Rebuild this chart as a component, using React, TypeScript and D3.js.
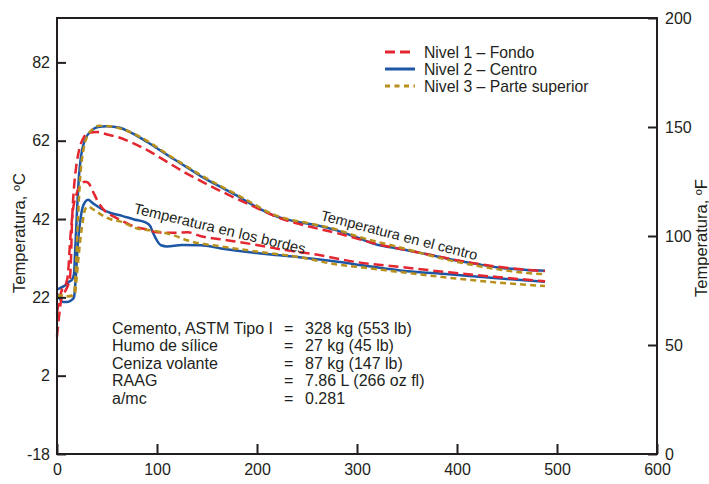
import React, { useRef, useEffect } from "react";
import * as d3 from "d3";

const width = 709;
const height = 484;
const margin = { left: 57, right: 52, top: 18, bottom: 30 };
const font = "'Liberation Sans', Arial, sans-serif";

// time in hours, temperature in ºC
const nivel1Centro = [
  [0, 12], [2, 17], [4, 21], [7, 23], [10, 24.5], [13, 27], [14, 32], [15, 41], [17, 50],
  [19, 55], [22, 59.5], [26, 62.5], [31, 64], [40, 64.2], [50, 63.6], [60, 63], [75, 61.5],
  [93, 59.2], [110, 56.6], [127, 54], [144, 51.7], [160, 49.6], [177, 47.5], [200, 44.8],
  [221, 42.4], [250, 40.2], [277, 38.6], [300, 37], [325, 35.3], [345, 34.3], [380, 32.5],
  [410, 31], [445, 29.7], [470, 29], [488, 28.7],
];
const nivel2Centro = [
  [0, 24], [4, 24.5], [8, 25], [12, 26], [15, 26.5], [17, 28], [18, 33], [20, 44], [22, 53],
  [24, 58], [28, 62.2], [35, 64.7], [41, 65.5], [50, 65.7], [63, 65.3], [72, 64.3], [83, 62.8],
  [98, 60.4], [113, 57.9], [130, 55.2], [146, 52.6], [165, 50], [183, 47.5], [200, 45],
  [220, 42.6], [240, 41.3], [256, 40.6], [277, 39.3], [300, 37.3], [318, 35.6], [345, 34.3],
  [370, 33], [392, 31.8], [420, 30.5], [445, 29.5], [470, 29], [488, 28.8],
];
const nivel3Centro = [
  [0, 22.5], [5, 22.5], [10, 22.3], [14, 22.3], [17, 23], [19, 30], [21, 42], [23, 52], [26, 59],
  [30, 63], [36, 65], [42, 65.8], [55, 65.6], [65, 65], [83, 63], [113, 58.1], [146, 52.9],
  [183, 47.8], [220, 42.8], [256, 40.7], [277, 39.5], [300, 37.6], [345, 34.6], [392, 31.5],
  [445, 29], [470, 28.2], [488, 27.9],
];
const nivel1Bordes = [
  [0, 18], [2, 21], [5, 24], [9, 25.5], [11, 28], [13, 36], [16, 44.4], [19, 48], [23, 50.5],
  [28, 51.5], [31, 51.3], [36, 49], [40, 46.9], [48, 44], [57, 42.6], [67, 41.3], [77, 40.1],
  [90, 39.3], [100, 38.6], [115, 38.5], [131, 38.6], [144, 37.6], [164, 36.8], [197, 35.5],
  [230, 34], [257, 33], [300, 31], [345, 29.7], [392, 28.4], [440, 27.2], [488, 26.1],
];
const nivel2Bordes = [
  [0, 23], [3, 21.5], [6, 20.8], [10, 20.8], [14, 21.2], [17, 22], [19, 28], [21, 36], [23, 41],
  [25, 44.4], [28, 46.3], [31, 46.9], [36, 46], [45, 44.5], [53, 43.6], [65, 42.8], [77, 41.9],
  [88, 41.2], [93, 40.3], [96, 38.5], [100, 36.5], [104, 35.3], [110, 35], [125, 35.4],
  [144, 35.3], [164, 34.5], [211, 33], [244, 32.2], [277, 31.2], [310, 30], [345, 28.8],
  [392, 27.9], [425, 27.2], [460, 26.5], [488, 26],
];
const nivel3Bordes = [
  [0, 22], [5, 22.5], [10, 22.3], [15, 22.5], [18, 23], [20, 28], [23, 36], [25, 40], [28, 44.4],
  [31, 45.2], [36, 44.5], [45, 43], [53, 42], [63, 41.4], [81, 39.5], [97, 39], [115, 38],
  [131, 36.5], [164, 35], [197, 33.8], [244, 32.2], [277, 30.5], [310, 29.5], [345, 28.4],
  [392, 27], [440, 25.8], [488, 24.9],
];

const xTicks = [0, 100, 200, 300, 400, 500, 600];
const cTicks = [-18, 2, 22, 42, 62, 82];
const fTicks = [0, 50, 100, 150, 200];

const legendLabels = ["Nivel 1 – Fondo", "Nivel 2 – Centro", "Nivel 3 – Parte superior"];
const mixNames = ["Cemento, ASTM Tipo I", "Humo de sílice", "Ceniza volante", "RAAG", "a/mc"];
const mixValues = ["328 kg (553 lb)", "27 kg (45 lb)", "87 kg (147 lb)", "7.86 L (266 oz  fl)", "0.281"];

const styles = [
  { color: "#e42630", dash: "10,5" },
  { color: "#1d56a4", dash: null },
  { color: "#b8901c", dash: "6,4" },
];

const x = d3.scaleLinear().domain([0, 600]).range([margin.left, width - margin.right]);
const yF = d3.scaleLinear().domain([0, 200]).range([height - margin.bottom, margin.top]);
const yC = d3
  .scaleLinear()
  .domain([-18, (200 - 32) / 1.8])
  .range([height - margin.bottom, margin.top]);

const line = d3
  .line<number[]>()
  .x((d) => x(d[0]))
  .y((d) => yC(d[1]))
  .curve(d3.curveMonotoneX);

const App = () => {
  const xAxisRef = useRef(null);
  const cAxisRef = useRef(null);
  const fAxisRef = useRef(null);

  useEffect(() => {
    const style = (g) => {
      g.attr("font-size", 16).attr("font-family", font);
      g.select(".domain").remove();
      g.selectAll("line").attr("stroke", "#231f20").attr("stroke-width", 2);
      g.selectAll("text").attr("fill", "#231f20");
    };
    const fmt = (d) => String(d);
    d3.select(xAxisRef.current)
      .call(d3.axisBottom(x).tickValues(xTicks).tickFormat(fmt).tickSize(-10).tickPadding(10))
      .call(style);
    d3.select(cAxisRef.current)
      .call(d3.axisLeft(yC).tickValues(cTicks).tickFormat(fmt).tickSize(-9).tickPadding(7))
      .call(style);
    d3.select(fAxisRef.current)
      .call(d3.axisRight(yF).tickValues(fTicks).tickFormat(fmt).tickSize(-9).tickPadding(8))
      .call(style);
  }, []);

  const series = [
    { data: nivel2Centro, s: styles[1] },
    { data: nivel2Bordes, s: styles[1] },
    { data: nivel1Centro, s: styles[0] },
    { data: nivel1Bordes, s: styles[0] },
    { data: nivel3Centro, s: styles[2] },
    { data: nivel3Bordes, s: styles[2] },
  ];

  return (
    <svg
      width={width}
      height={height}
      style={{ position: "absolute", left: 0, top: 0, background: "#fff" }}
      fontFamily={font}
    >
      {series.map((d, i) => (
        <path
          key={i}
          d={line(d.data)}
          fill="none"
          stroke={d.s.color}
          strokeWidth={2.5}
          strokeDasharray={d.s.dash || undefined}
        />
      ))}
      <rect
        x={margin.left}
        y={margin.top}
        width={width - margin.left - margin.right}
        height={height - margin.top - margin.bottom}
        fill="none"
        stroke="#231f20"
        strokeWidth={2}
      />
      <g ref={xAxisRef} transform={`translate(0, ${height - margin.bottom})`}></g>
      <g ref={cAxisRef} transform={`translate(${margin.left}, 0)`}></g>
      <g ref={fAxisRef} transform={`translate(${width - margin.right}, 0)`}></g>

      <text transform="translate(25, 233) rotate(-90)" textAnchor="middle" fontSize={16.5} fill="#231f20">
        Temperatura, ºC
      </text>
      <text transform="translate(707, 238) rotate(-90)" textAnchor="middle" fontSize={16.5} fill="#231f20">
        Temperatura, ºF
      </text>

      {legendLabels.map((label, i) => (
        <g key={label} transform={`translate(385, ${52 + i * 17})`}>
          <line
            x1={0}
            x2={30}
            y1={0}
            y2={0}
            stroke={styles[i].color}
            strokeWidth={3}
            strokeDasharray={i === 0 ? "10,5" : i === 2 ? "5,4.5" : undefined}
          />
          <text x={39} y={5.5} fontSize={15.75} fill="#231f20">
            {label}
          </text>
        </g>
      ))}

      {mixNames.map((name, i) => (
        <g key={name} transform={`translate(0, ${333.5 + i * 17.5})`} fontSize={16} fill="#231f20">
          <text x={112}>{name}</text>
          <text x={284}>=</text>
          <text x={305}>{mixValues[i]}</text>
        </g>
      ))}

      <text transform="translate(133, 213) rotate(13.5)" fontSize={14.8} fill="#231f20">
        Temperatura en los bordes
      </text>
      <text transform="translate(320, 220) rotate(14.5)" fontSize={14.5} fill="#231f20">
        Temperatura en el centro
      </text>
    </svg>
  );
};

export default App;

-=-=-

Exercise description: Skip the pictures and restate exactly the lines from the beginning of the listing to the line with "import * as", that line included.

Solution to this exercise:
Rebuild this chart as a component, using React, TypeScript and D3.js.
import React, { useRef, useEffect } from "react";
import * as d3 from "d3";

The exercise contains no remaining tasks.